Over the past 24 hours, CNN and MSNBC have gleefully brandished the mugshots of Donald Trump’s co-defendants like grim trophies for their audiences to gawk at.
MRC analysts examined all coverage on CNN and MSNBC from 6:00 p.m. on August 23 to that same time the following day. During that 24-hour span, the two cable networks displayed mugshots of former Trump attorney Rudy Giuliani, former Trump administration Chief of Staff Mark Meadows, and the other defendants a whopping 188 times, amounting to a combined 83 minutes of airtime.
MSNBC led the pair in both total on-screen displays and screen time; they showed the mugshots 122 times, for a total of 56 minutes and 23 seconds. CNN showed the images 66 times, which amounted to 27 minutes and 12 seconds of screen time.
By far the biggest contributor to these totals was the August 23 edition of MSNBC’s The Beat with Ari Melber. That show was the only one on either network that managed to spend more time with a mugshot on screen than without. Throughout the show’s 46 minutes of non-commercial coverage, mugshots of at least one of the defendants were visible for an absurd 25 minutes and 9 seconds.
If that sounds excessive, consider what the mugshots signify to the journalists working at these networks. They are the figurative scalps of their party’s political enemies, who, in their minds, are guilty of one of the greatest evils ever perpetrated in America.
Hours after the mugshot of Rudy Giuliani was released, MSNBC’s Chris Hayes gushed of its significance on the August 23 All In:
It always seems, you know, in the way that it’s used in the New York Post, and in the tabloids, you know, it sort of presumes guilt in its form. The mugshot looms. It looms on the cover of tabloids, it looms…
And it’s a small thing, but watching this does feel like there’s, in terms of how Fani Willis is handling this, there’s a real kind of equal justice under law kind of vibe here.
The following morning during the 9:00 a.m. ET hour of CNN News Central, co-host John Berman speculated eagerly about the possibility of a Trump mugshot: “We’ll see over the course of the next several hours if there’s a mugshot taken, if it’ll be released.” He added, perhaps wistfully: “What we haven’t seen is perp walks.”
On August 17, CNN host Jake Tapper complained on Twitter about claims that lefty journalists were “reveling” in the details of the Georgia indictment. “CNN journalists & commentators, including conservatives, stating *facts* about Trump’s legal issues are falsely described as reveling in them,” he huffed. “Wildly, characteristically dishonest.”

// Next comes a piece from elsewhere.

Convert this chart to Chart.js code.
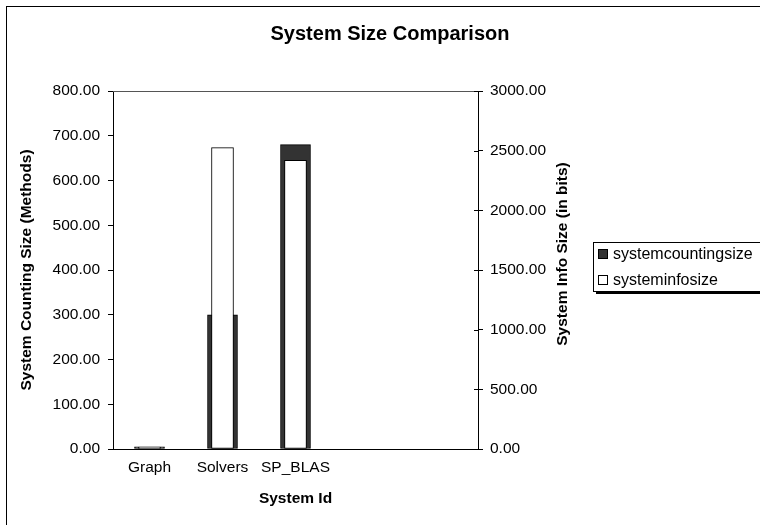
<!DOCTYPE html>
<html>
<head>
<meta charset="utf-8">
<script src="https://cdn.jsdelivr.net/npm/chart.js@4"></script>
<style>
  body { margin: 0; background: #fff; }
  #chart { display: block; }
</style>
</head>
<body>
<canvas id="chart" width="760" height="525"></canvas>
<script>
// data
var categories = ["Graph", "Solvers", "SP_BLAS", "", ""];
var countingSize = [5, 300, 680, null, null];      // left axis, methods
var infoSize = [16, 2525, 2420, null, null];        // right axis, bits
var seriesNames = ["systemcountingsize", "systeminfosize"];
var chartTitle = "System Size Comparison";
var leftTitle = "System Counting Size (Methods)";
var rightTitle = "System Info Size (in bits)";
var xTitle = "System Id";

var FONT = '"Liberation Sans", Arial, sans-serif';
Chart.defaults.color = "#000";
Chart.defaults.font.family = FONT;

// frame, titles and legend are drawn by hand, excel style
var decor = {
  id: "decor",
  beforeDraw: function (chart) {
    var c = chart.ctx;
    c.save();
    c.fillStyle = "#fff";
    c.fillRect(0, 0, chart.width, chart.height);
    c.strokeStyle = "#000";
    c.lineWidth = 1;
    c.strokeRect(6.5, 6.5, 900, 700);
    c.restore();
  },
  afterDraw: function (chart) {
    var c = chart.ctx;
    var a = chart.chartArea;
    c.save();
    // top edge of plot area
    c.strokeStyle = "#555";
    c.beginPath();
    c.moveTo(a.left, a.top + 0.5);
    c.lineTo(a.right, a.top + 0.5);
    c.stroke();
    // right axis ticks cross the axis line
    var y2 = chart.scales.y2;
    c.strokeStyle = "#000";
    y2.ticks.forEach(function (t) {
      var py = Math.round(y2.getPixelForValue(t.value)) + 0.5;
      c.beginPath();
      c.moveTo(a.right - 4, py);
      c.lineTo(a.right, py);
      c.stroke();
    });

    c.fillStyle = "#000";
    c.textAlign = "center";
    c.textBaseline = "middle";
    c.font = "bold 20px " + FONT;
    c.fillText(chartTitle, 390, 34);
    c.font = "bold 15.5px " + FONT;
    c.fillText(xTitle, (a.left + a.right) / 2, 499);

    c.save();
    c.translate(27, (a.top + a.bottom) / 2);
    c.rotate(-Math.PI / 2);
    c.fillText(leftTitle, 0, 0);
    c.restore();

    c.save();
    c.translate(563, 254);
    c.rotate(-Math.PI / 2);
    c.fillText(rightTitle, 0, 0);
    c.restore();

    // legend box with shadow
    var lx = 593, ly = 242, lw = 200, lh = 49;
    c.fillStyle = "#000";
    c.fillRect(lx + 3, ly + lh, lw, 3);
    c.fillStyle = "#fff";
    c.fillRect(lx, ly, lw, lh);
    c.strokeStyle = "#000";
    c.strokeRect(lx + 0.5, ly + 0.5, lw, lh);
    var ds = chart.data.datasets;
    c.font = "16px " + FONT;
    c.textAlign = "left";
    for (var i = 0; i < ds.length; i++) {
      var my = ly + 7 + i * 26;
      c.fillStyle = ds[i].backgroundColor;
      c.fillRect(lx + 5, my, 10, 10);
      c.strokeStyle = "#000";
      c.strokeRect(lx + 5.5, my + 0.5, 9, 9);
      c.fillStyle = "#000";
      c.fillText(ds[i].label, lx + 20, my + 5.5);
    }
    c.restore();
  }
};

new Chart(document.getElementById("chart"), {
  type: "bar",
  data: {
    labels: categories,
    datasets: [
      {
        label: seriesNames[0],
        data: countingSize,
        yAxisID: "y",
        backgroundColor: "#333333",
        borderColor: "#000",
        borderWidth: 1,
        borderSkipped: false,
        barThickness: 30,
        grouped: false,
        order: 2
      },
      {
        label: seriesNames[1],
        data: infoSize,
        yAxisID: "y2",
        backgroundColor: "#ffffff",
        borderColor: "#000",
        borderWidth: 1,
        borderSkipped: false,
        barThickness: 22,
        grouped: false,
        order: 1
      }
    ]
  },
  options: {
    responsive: false,
    animation: false,
    layout: { padding: { left: 0, top: 91, right: 182, bottom: 0 } },
    plugins: { legend: { display: false }, tooltip: { enabled: false } },
    scales: {
      x: {
        grid: { display: false, drawTicks: false },
        border: { color: "#000", width: 1 },
        ticks: { font: { size: 15.5 }, padding: 9, maxRotation: 0, autoSkip: false },
        afterFit: function (s) { s.height = 76; }
      },
      y: {
        position: "left",
        min: 0, max: 800,
        grid: { drawOnChartArea: false, tickLength: 5, color: "#000" },
        border: { color: "#000", width: 1 },
        ticks: {
          stepSize: 100, padding: 8, font: { size: 15.5 },
          callback: function (v) { return v.toFixed(2); }
        },
        afterFit: function (s) { s.width = 113; }
      },
      y2: {
        position: "right",
        min: 0, max: 3000,
        grid: { drawOnChartArea: false, tickLength: 5, color: "#000" },
        border: { color: "#000", width: 1 },
        ticks: {
          stepSize: 500, padding: 7, font: { size: 15.5 },
          callback: function (v) { return v.toFixed(2); }
        },
        afterFit: function (s) { s.width = 100; }
      }
    }
  },
  plugins: [decor]
});
</script>
</body>
</html>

But Tapper’s supposed outrage looks rather overdone, given his own enthusiasm about the freshly-obtained mugshot of Mark Meadows during CNN’s August 24 live indictment coverage. More than once during the 3:00 p.m. ET hour, he requested that producers bring the photo back on the screen so he could continue discussing it.
If these journalists want to get offended when they’re accused of publicly enjoying this latest Trump indictment, then they should probably stop publicly enjoying it. For a start, they could quit waving around the latest mugshots like excited baseball card collectors.